Exercise goal | Return, word for word, the lines from the line holding "Output the Python" through the line holding "return (px + d[0], py + d[1])". Include both end lines and no others.

Input material |
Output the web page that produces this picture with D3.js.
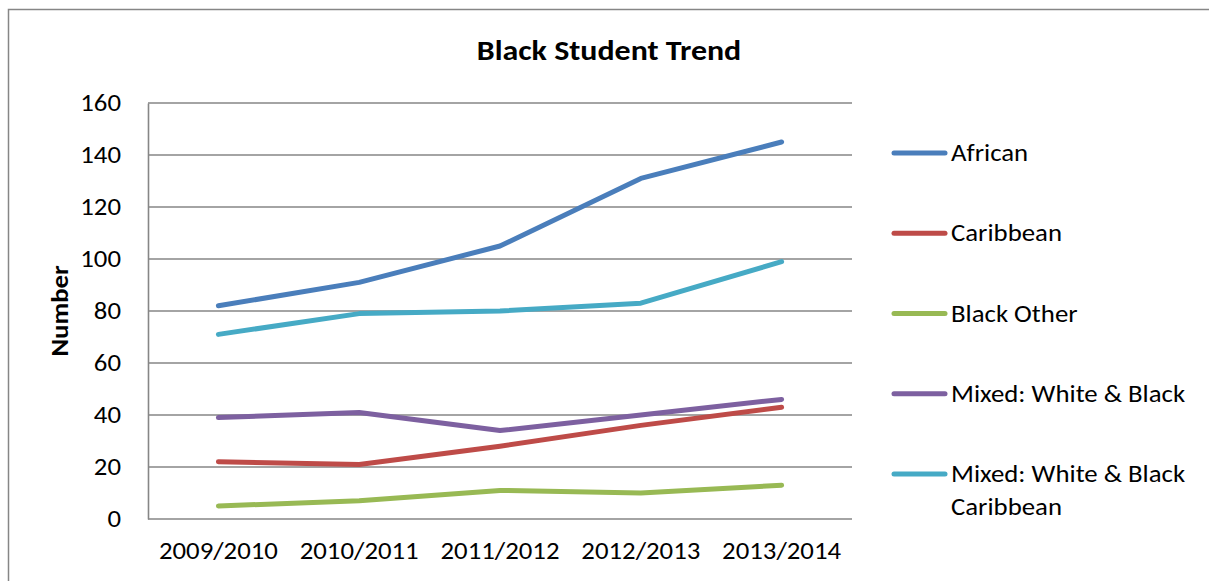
...
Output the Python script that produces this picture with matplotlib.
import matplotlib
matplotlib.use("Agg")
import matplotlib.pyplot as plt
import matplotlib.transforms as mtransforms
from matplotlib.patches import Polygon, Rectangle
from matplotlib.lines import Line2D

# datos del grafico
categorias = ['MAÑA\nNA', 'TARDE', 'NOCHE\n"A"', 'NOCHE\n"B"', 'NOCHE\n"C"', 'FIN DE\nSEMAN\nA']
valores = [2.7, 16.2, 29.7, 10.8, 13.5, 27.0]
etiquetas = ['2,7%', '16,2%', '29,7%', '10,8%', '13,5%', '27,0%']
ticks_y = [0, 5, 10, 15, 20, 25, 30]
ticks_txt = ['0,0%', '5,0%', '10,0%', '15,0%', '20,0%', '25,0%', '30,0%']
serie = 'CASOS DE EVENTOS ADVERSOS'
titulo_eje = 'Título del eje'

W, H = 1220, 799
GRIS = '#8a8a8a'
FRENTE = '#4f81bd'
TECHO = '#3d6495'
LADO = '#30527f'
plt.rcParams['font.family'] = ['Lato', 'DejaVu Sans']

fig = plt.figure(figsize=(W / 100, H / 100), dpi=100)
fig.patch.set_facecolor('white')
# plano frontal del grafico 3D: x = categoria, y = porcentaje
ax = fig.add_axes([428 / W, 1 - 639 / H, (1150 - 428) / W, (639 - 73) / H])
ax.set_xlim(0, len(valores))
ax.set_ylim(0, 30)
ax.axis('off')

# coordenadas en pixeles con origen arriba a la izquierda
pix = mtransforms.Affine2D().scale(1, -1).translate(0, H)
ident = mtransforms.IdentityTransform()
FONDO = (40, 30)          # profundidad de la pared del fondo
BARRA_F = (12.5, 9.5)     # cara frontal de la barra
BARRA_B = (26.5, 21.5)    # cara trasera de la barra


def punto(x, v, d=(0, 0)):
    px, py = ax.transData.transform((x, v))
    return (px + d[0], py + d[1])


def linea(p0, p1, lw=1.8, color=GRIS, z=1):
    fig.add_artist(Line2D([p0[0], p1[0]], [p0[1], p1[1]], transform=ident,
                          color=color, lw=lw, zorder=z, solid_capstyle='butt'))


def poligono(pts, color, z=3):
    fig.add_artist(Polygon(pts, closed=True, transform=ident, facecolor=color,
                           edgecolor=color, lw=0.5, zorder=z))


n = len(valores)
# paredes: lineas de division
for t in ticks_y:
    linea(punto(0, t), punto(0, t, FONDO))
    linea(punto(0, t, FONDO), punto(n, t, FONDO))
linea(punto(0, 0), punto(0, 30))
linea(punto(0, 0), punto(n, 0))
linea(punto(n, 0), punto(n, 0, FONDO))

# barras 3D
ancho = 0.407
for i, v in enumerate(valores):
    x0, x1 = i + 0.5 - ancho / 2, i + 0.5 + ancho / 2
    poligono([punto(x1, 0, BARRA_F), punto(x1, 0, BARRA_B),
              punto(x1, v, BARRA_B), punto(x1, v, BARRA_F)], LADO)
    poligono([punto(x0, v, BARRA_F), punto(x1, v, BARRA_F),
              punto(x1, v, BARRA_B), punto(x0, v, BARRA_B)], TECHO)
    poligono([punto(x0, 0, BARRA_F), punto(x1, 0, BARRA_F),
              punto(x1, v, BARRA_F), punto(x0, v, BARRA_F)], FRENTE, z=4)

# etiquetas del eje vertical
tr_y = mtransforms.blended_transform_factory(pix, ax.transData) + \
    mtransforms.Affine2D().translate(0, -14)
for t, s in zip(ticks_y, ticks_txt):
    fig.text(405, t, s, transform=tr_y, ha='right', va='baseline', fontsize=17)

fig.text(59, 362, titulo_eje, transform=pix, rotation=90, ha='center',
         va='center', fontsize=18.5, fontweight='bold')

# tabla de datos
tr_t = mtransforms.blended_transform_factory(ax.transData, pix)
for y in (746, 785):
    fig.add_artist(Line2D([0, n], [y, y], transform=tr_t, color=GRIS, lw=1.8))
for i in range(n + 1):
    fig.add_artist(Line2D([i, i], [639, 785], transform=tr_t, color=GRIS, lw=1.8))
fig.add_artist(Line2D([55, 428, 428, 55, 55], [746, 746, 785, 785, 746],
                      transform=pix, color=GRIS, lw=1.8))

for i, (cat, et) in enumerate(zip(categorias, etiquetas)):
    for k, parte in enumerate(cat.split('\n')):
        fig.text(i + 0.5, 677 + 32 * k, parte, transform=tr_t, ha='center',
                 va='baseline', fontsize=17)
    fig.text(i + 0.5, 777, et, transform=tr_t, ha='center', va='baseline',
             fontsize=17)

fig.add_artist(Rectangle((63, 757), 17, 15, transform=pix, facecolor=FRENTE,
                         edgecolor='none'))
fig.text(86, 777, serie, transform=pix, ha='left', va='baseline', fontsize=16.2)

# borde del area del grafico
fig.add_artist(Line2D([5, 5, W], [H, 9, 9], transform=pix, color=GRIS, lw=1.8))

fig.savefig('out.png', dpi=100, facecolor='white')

Written response |
Output the Python script that produces this picture with matplotlib.
import matplotlib
matplotlib.use("Agg")
import matplotlib.pyplot as plt
import matplotlib.transforms as mtransforms
from matplotlib.patches import Polygon, Rectangle
from matplotlib.lines import Line2D

# datos del grafico
categorias = ['MAÑA\nNA', 'TARDE', 'NOCHE\n"A"', 'NOCHE\n"B"', 'NOCHE\n"C"', 'FIN DE\nSEMAN\nA']
valores = [2.7, 16.2, 29.7, 10.8, 13.5, 27.0]
etiquetas = ['2,7%', '16,2%', '29,7%', '10,8%', '13,5%', '27,0%']
ticks_y = [0, 5, 10, 15, 20, 25, 30]
ticks_txt = ['0,0%', '5,0%', '10,0%', '15,0%', '20,0%', '25,0%', '30,0%']
serie = 'CASOS DE EVENTOS ADVERSOS'
titulo_eje = 'Título del eje'

W, H = 1220, 799
GRIS = '#8a8a8a'
FRENTE = '#4f81bd'
TECHO = '#3d6495'
LADO = '#30527f'
plt.rcParams['font.family'] = ['Lato', 'DejaVu Sans']

fig = plt.figure(figsize=(W / 100, H / 100), dpi=100)
fig.patch.set_facecolor('white')
# plano frontal del grafico 3D: x = categoria, y = porcentaje
ax = fig.add_axes([428 / W, 1 - 639 / H, (1150 - 428) / W, (639 - 73) / H])
ax.set_xlim(0, len(valores))
ax.set_ylim(0, 30)
ax.axis('off')

# coordenadas en pixeles con origen arriba a la izquierda
pix = mtransforms.Affine2D().scale(1, -1).translate(0, H)
ident = mtransforms.IdentityTransform()
FONDO = (40, 30)          # profundidad de la pared del fondo
BARRA_F = (12.5, 9.5)     # cara frontal de la barra
BARRA_B = (26.5, 21.5)    # cara trasera de la barra


def punto(x, v, d=(0, 0)):
    px, py = ax.transData.transform((x, v))
    return (px + d[0], py + d[1])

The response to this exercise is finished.